| What you are asked to do |
Starting with the first line of the data below, copy each line up to and including the one containing "var chart = echarts.init(document.getElementById('chart'));". Pictures stay out.

| Data extract |

-------------------------

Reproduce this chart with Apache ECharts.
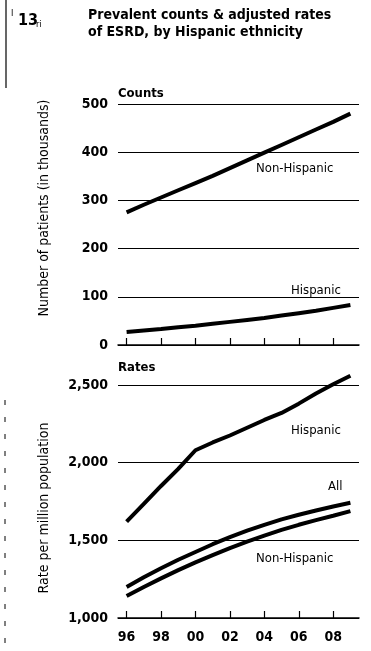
<!DOCTYPE html>
<html>
<head>
<meta charset="utf-8">
<script src="https://cdn.jsdelivr.net/npm/echarts@6/dist/echarts.min.js"></script>
<style>
html,body{margin:0;padding:0;background:#fff;}
#chart{width:371px;height:651px;}
</style>
</head>
<body>
<div id="chart"></div>
<script>
var years = ['1996','1997','1998','1999','2000','2001','2002','2003','2004','2005','2006','2007','2008','2009'];
var countsNonHispanic = [275,291,306,321,336,351,367,383,399,415,431,447,463,480];
var countsHispanic = [27,30,33,37,40,44,48,52,56,61,66,71,77,83];
var ratesHispanic = [1620,1735,1850,1960,2080,2130,2175,2225,2275,2320,2380,2445,2505,2560];
var ratesAll = [1200,1262,1320,1375,1425,1475,1520,1562,1600,1635,1665,1692,1718,1742];
var ratesNonHispanic = [1142,1200,1255,1308,1358,1405,1450,1492,1530,1567,1600,1630,1658,1688];

var FONT = '"Liberation Sans Narrow","DejaVu Sans Condensed",sans-serif';
var chart = echarts.init(document.getElementById('chart'));

function xAxisCfg(gridIndex, showLabels){
  return {
    type:'category', gridIndex:gridIndex, data:years, boundaryGap:true,
    axisLine:{show:true, lineStyle:{color:'#000', width:1.5}},
    axisTick:{show:true, inside:true, length:7, alignWithLabel:true, interval:1, lineStyle:{color:'#000', width:1.2}},
    axisLabel:{show:showLabels, interval:1, color:'#000', fontFamily:FONT, fontSize:14, fontWeight:'bold', margin:12,
      formatter:function(v){return v.slice(2);}},
    splitLine:{show:false}
  };
}
function yAxisCfg(gridIndex, min, max, interval, fmt){
  return {
    type:'value', gridIndex:gridIndex, min:min, max:max, interval:interval,
    axisLine:{show:false}, axisTick:{show:false},
    axisLabel:{color:'#000', fontFamily:FONT, fontSize:14, fontWeight:'bold', margin:10, formatter:fmt},
    splitLine:{show:true, lineStyle:{color:'#000', width:1}}
  };
}
function lineSeries(x, y, data){
  return {type:'line', xAxisIndex:x, yAxisIndex:y, data:data, symbol:'none', smooth:false, clip:false,
    lineStyle:{color:'#000', width:4}, z:3, silent:true};
}
function txt(x, y, s, opts){
  return {type:'text', left:x, top:y, style:Object.assign({text:s, fill:'#000', font:'13px '+FONT}, opts||{})};
}
function vtxt(cx, cy, s){
  return {type:'text', x:cx, y:cy, rotation:Math.PI/2,
    style:{text:s, fill:'#000', font:'14px '+FONT, align:'center', verticalAlign:'middle'}};
}

chart.setOption({
  animation:false,
  backgroundColor:'#fff',
  grid:[
    {left:118, right:12, top:104, height:241},
    {left:118, right:12, top:385, height:233}
  ],
  xAxis:[xAxisCfg(0,false), xAxisCfg(1,true)],
  yAxis:[
    yAxisCfg(0,0,500,100, function(v){return String(v);}),
    yAxisCfg(1,1000,2500,500, function(v){return v.toLocaleString('en-US');})
  ],
  series:[
    lineSeries(0,0,countsNonHispanic),
    lineSeries(0,0,countsHispanic),
    lineSeries(1,1,ratesHispanic),
    lineSeries(1,1,ratesAll),
    lineSeries(1,1,ratesNonHispanic)
  ],
  graphic:[
    txt(88, 8, 'Prevalent counts & adjusted rates', {font:'bold 14px '+FONT}),
    txt(88, 25, 'of ESRD, by Hispanic ethnicity', {font:'bold 14px '+FONT}),
    txt(18, 13, '13', {font:'bold 16px '+FONT}),
    txt(11, 9, 'I', {font:'9px '+FONT}),
    txt(36, 20, 'ri', {font:'9px '+FONT}),
    {type:'line', shape:{x1:6, y1:0, x2:6, y2:88}, style:{stroke:'#000', lineWidth:1.2}},
    {type:'line', shape:{x1:5, y1:400, x2:5, y2:651}, style:{stroke:'#000', lineWidth:1, lineDash:[5,12]}},
    vtxt(44, 208, 'Number of patients (in thousands)'),
    vtxt(44, 508, 'Rate per million population'),
    txt(118, 87, 'Counts', {font:'bold 13px '+FONT}),
    txt(118, 361, 'Rates', {font:'bold 13px '+FONT}),
    txt(256, 162, 'Non-Hispanic'),
    txt(291, 284, 'Hispanic'),
    txt(291, 424, 'Hispanic'),
    txt(328, 480, 'All'),
    txt(256, 552, 'Non-Hispanic')
  ]
});
</script>
</body>
</html>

-------------------------

| Final result |
Reproduce this chart with Apache ECharts.
<!DOCTYPE html>
<html>
<head>
<meta charset="utf-8">
<script src="https://cdn.jsdelivr.net/npm/echarts@6/dist/echarts.min.js"></script>
<style>
html,body{margin:0;padding:0;background:#fff;}
#chart{width:371px;height:651px;}
</style>
</head>
<body>
<div id="chart"></div>
<script>
var years = ['1996','1997','1998','1999','2000','2001','2002','2003','2004','2005','2006','2007','2008','2009'];
var countsNonHispanic = [275,291,306,321,336,351,367,383,399,415,431,447,463,480];
var countsHispanic = [27,30,33,37,40,44,48,52,56,61,66,71,77,83];
var ratesHispanic = [1620,1735,1850,1960,2080,2130,2175,2225,2275,2320,2380,2445,2505,2560];
var ratesAll = [1200,1262,1320,1375,1425,1475,1520,1562,1600,1635,1665,1692,1718,1742];
var ratesNonHispanic = [1142,1200,1255,1308,1358,1405,1450,1492,1530,1567,1600,1630,1658,1688];

var FONT = '"Liberation Sans Narrow","DejaVu Sans Condensed",sans-serif';
var chart = echarts.init(document.getElementById('chart'));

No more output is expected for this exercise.